В этой книге я использую базовое различие между «демократией» и «автократией», следуя общепринятым представлениям. Под демократией я понимаю любое общество с регулярными выборами, относительно свободной прессой и открытой конкуренцией за власть. Такие общества часто именуются «либеральными демократиями», хотя одни из них либеральнее других. Под автократией я имею в виду любое общество, в котором руководители не выходят на открытые выборы и где свободное движение информации подлежит политическому контролю. Строго говоря, автократия означает самостоятельное правление одного-единственного человека, хотя в некоторых случаях правящие индивиды составляют небольшую клику обладателей власти (например, греческая военная хунта 1964–1974 гг., известная также как «режим полковников», характеризуется политологами, проводящими общие сравнения между демократиями и антидемократиями, как автократия).
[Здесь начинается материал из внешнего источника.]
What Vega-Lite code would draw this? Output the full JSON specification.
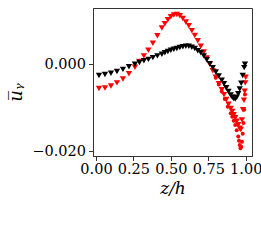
{
  "$schema": "https://vega.github.io/schema/vega-lite/v6.json",
  "width": 159,
  "height": 148,
  "autosize": {"type": "none"},
  "padding": {"left": 93, "top": 8, "right": 9, "bottom": 87},
  "background": "white",
  "view": {"stroke": "#333333", "strokeWidth": 1},
  "config": {
    "view": {"stroke": "#333333", "strokeWidth": 1},
    "axis": {
      "labelFont": "DejaVu Serif",
      "labelFontSize": 14.5,
      "labelColor": "black",
      "titleFont": "DejaVu Serif",
      "titleFontSize": 17,
      "titleFontStyle": "italic",
      "titleFontWeight": "normal",
      "titleColor": "black",
      "tickColor": "#333333",
      "tickSize": 4.5,
      "domainColor": "#333333",
      "grid": false
    }
  },
  "datasets": {
    "pts": [
      {"s": "rt", "z": 0.02, "v": -0.0056},
      {"s": "rt", "z": 0.06, "v": -0.0055},
      {"s": "rt", "z": 0.10, "v": -0.0050},
      {"s": "rt", "z": 0.14, "v": -0.0043},
      {"s": "rt", "z": 0.18, "v": -0.0034},
      {"s": "rt", "z": 0.22, "v": -0.0022},
      {"s": "rt", "z": 0.26, "v": -0.0007},
      {"s": "rt", "z": 0.29, "v": 0.0006},
      {"s": "rt", "z": 0.32, "v": 0.0019},
      {"s": "rt", "z": 0.35, "v": 0.0032},
      {"s": "rt", "z": 0.38, "v": 0.0048},
      {"s": "rt", "z": 0.41, "v": 0.0065},
      {"s": "rt", "z": 0.44, "v": 0.0083},
      {"s": "rt", "z": 0.46, "v": 0.0093},
      {"s": "rt", "z": 0.48, "v": 0.0102},
      {"s": "rt", "z": 0.50, "v": 0.0109},
      {"s": "rt", "z": 0.52, "v": 0.0113},
      {"s": "rt", "z": 0.54, "v": 0.0114},
      {"s": "rt", "z": 0.56, "v": 0.0111},
      {"s": "rt", "z": 0.58, "v": 0.0105},
      {"s": "rt", "z": 0.60, "v": 0.0097},
      {"s": "rt", "z": 0.62, "v": 0.0088},
      {"s": "rt", "z": 0.64, "v": 0.0077},
      {"s": "rt", "z": 0.66, "v": 0.0066},
      {"s": "rt", "z": 0.68, "v": 0.0054},
      {"s": "rt", "z": 0.70, "v": 0.0041},
      {"s": "rt", "z": 0.72, "v": 0.0028},
      {"s": "rt", "z": 0.74, "v": 0.0014},
      {"s": "rt", "z": 0.76, "v": 0.0000},
      {"s": "rt", "z": 0.78, "v": -0.0015},
      {"s": "rt", "z": 0.80, "v": -0.0030},
      {"s": "rt", "z": 0.82, "v": -0.0045},
      {"s": "rt", "z": 0.84, "v": -0.0059},
      {"s": "rt", "z": 0.855, "v": -0.0070},
      {"s": "rt", "z": 0.87, "v": -0.0081},
      {"s": "rt", "z": 0.885, "v": -0.0092},
      {"s": "rt", "z": 0.90, "v": -0.0102},
      {"s": "rt", "z": 0.91, "v": -0.0109},
      {"s": "rt", "z": 0.92, "v": -0.0116},
      {"s": "rt", "z": 0.93, "v": -0.0123},
      {"s": "rt", "z": 0.94, "v": -0.0131},
      {"s": "rt", "z": 0.95, "v": -0.0139},
      {"s": "rt", "z": 0.96, "v": -0.0147},
      {"s": "rt", "z": 0.967, "v": -0.0150},
      {"s": "rt", "z": 0.975, "v": -0.0128},
      {"s": "rt", "z": 0.982, "v": -0.0105},
      {"s": "rt", "z": 0.988, "v": -0.0083},
      {"s": "rt", "z": 0.993, "v": -0.0062},
      {"s": "rt", "z": 0.997, "v": -0.0043},
      {"s": "rt", "z": 1.0, "v": -0.0030},
      {"s": "rd", "z": 0.80, "v": -0.0031},
      {"s": "rd", "z": 0.82, "v": -0.0047},
      {"s": "rd", "z": 0.84, "v": -0.0063},
      {"s": "rd", "z": 0.86, "v": -0.0080},
      {"s": "rd", "z": 0.88, "v": -0.0098},
      {"s": "rd", "z": 0.90, "v": -0.0113},
      {"s": "rd", "z": 0.91, "v": -0.0121},
      {"s": "rd", "z": 0.92, "v": -0.0130},
      {"s": "rd", "z": 0.93, "v": -0.0140},
      {"s": "rd", "z": 0.94, "v": -0.0152},
      {"s": "rd", "z": 0.95, "v": -0.0166},
      {"s": "rd", "z": 0.955, "v": -0.0176},
      {"s": "rd", "z": 0.96, "v": -0.0186},
      {"s": "rd", "z": 0.965, "v": -0.0193},
      {"s": "rd", "z": 0.97, "v": -0.0190},
      {"s": "rd", "z": 0.975, "v": -0.0178},
      {"s": "rd", "z": 0.98, "v": -0.0160},
      {"s": "rd", "z": 0.985, "v": -0.0135},
      {"s": "rd", "z": 0.99, "v": -0.0105},
      {"s": "rd", "z": 0.995, "v": -0.0070},
      {"s": "bt", "z": 0.02, "v": -0.0026},
      {"s": "bt", "z": 0.06, "v": -0.0024},
      {"s": "bt", "z": 0.10, "v": -0.0021},
      {"s": "bt", "z": 0.14, "v": -0.0017},
      {"s": "bt", "z": 0.18, "v": -0.0012},
      {"s": "bt", "z": 0.22, "v": -0.0006},
      {"s": "bt", "z": 0.26, "v": 0.0000},
      {"s": "bt", "z": 0.29, "v": 0.0004},
      {"s": "bt", "z": 0.32, "v": 0.0008},
      {"s": "bt", "z": 0.35, "v": 0.0011},
      {"s": "bt", "z": 0.38, "v": 0.0015},
      {"s": "bt", "z": 0.41, "v": 0.0019},
      {"s": "bt", "z": 0.44, "v": 0.0023},
      {"s": "bt", "z": 0.46, "v": 0.0026},
      {"s": "bt", "z": 0.48, "v": 0.0029},
      {"s": "bt", "z": 0.50, "v": 0.0032},
      {"s": "bt", "z": 0.52, "v": 0.0034},
      {"s": "bt", "z": 0.54, "v": 0.0036},
      {"s": "bt", "z": 0.56, "v": 0.0038},
      {"s": "bt", "z": 0.58, "v": 0.0040},
      {"s": "bt", "z": 0.60, "v": 0.0041},
      {"s": "bt", "z": 0.62, "v": 0.0041},
      {"s": "bt", "z": 0.64, "v": 0.0039},
      {"s": "bt", "z": 0.66, "v": 0.0036},
      {"s": "bt", "z": 0.68, "v": 0.0031},
      {"s": "bt", "z": 0.70, "v": 0.0026},
      {"s": "bt", "z": 0.72, "v": 0.0019},
      {"s": "bt", "z": 0.74, "v": 0.0010},
      {"s": "bt", "z": 0.76, "v": 0.0001},
      {"s": "bt", "z": 0.78, "v": -0.0008},
      {"s": "bt", "z": 0.80, "v": -0.0018},
      {"s": "bt", "z": 0.82, "v": -0.0027},
      {"s": "bt", "z": 0.84, "v": -0.0037},
      {"s": "bt", "z": 0.855, "v": -0.0045},
      {"s": "bt", "z": 0.87, "v": -0.0054},
      {"s": "bt", "z": 0.885, "v": -0.0063},
      {"s": "bt", "z": 0.90, "v": -0.0071},
      {"s": "bt", "z": 0.91, "v": -0.0076},
      {"s": "bt", "z": 0.92, "v": -0.0079},
      {"s": "bt", "z": 0.93, "v": -0.0080},
      {"s": "bt", "z": 0.94, "v": -0.0076},
      {"s": "bt", "z": 0.95, "v": -0.0068},
      {"s": "bt", "z": 0.96, "v": -0.0057},
      {"s": "bt", "z": 0.97, "v": -0.0044},
      {"s": "bt", "z": 0.98, "v": -0.0026},
      {"s": "bt", "z": 0.99, "v": -0.0008},
      {"s": "bt", "z": 0.995, "v": 0.0000}
    ]
  },
  "data": {"name": "pts"},
  "encoding": {
    "x": {
      "field": "z",
      "type": "quantitative",
      "scale": {"domain": [-0.02, 1.042], "nice": false, "zero": false},
      "axis": {"values": [0, 0.25, 0.5, 0.75, 1], "format": ".2f", "title": "z/h", "labelPadding": 2, "titlePadding": 4, "labelFlush": false}
    },
    "y": {
      "field": "v",
      "type": "quantitative",
      "scale": {"domain": [-0.0211, 0.0129], "nice": false, "zero": false},
      "axis": {"values": [-0.02, 0], "format": ".3f", "labelExpr": "replace(datum.label, '-', '\u2212')", "title": "u\u0305\u1d67", "titleFontSize": 18, "titleY": 84, "labelPadding": 3, "titlePadding": 6}
    }
  },
  "layer": [
    {
      "transform": [{"filter": "datum.s == 'rt'"}],
      "mark": {"type": "point", "shape": "triangle-down", "filled": true, "opacity": 1, "size": 40, "color": "#ff0000"}
    },
    {
      "transform": [{"filter": "datum.s == 'rd'"}],
      "mark": {"type": "point", "shape": "circle", "filled": true, "opacity": 1, "size": 16, "color": "#ff0000"}
    },
    {
      "transform": [{"filter": "datum.s == 'bt'"}],
      "mark": {"type": "point", "shape": "triangle-down", "filled": true, "opacity": 1, "size": 40, "color": "#000000"}
    }
  ]
}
Некоторые автократии являются диктатурами, но не все. Некоторые авторитарнее других. Там, где это необходимо, я все эти различия уточняю.
Современная политология обычно изображает переход от автократии к демократии в виде континуума с обширной срединной зоной, где некоторые ключевые различия смазываются (например, в случае авторитарных государств, в которых регулярно проходят выборы). Такие «гибридные» режимы я обсуждаю в последней главе. В целом, однако, я придерживаюсь базового противопоставления демократии и автократии и основных различий между ними. Это согласуется с мнением большинства рассматриваемых авторов, начиная с Токвиля, использовавшего «демократию» в качестве всеобщего понятия. Впрочем, у Токвиля главное противопоставление – между «демократическими» обществами и «аристократическими», т. е. между обществами, в которых утвердился принцип равенства, и теми, где он, наоборот, не утвердился. Некоторые следствия этого противопоставления я обсуждаю в следующих разделах.
Но в других отношениях у Токвиля очень часто неясно, что он имеет в виду под демократией. Он использовал этот термин то в одном смысле, то в другом, иногда для обозначения способа ведения политики, иногда для комплекса политических и моральных принципов, а в иногда и для формы совместной жизни. Я не собирался вслед за ним сохранять эту неопределенность, но попытался сделать этот термин открытым и гибким. Отличительным признаком современной идеи демократии является ее адаптивность. Она может сочетаться с политикой в разных ее формах – как иерархических, так и инклюзивных; она может идентифицироваться как с лидерами, так и с самими гражданами; она может сочетать эгалитаризм с многочисленными формами неравенства. В этой книге я отношусь к демократии как некоей узнаваемой сущности. Но порой я использую это слово в отношении отдельных политических деятелей (таких, как Франклин Делано Рузвельт или Джавахарлал Неру), в других случаях – институтов (выборов, свободной прессы), наконец, в-третьих – общего умонастроения (нетерпеливости, рассеянности). При этом я надеюсь, что везде будет ясно, о чем идет речь.
Введение
Токвиль: Демократия в кризисе
Когда в мае 1831 г. молодой французский аристократ Алексис де Токвиль прибыл в Америку, его не слишком впечатлило то, что он там обнаружил. Главной целью его путешествия было написание книги о тюремной системе этой страны, но также он хотел увидеть собственными глазами, на что похожа демократия в действии.
Токвиль сошел с судна в Нью-Йорке, и как это часто случалось с теми, кто посещал Америку впервые, почувствовал себя совершенно ошеломленным и дезориентированным. Там было слишком много всего. Никто не останавливался, чтобы подумать о том, что он делает. Никто ни за что не отвечал. Вскоре он написал своим французским друзьям о том, что подвижность американской жизни приводит его в подлинное изумление: «Здесь замечаешь полное отсутствие какого-либо духа непрерывности и долговечности» [Tocqueville, 1985, р. 56]. Американцы, с которыми он встречался, были достаточно дружелюбны, но они поражали его своей беззаботностью и нетерпеливостью. Его черезвычайно удивила та легкость, с которой они меняли свои дома, места работы, свое положение. Его также оттолкнула хаотичность американской политики, в которой, похоже, отражалась эта неугомонность. Казалось, что у выборных политиков Америки не больше понимания цели движения, чем у избирателей. Подобно большинству людей своего класса и своего поколения Токвиль был немного снобом. То, что он обнаружил в Америке, согласовывалось с его инстинктивным недоверием к демократии. В ее бездумной энергии было нечто детское. Где же дисциплина? Где достоинство? Если это и была демократия в действии, он не понимал, как она могла работать.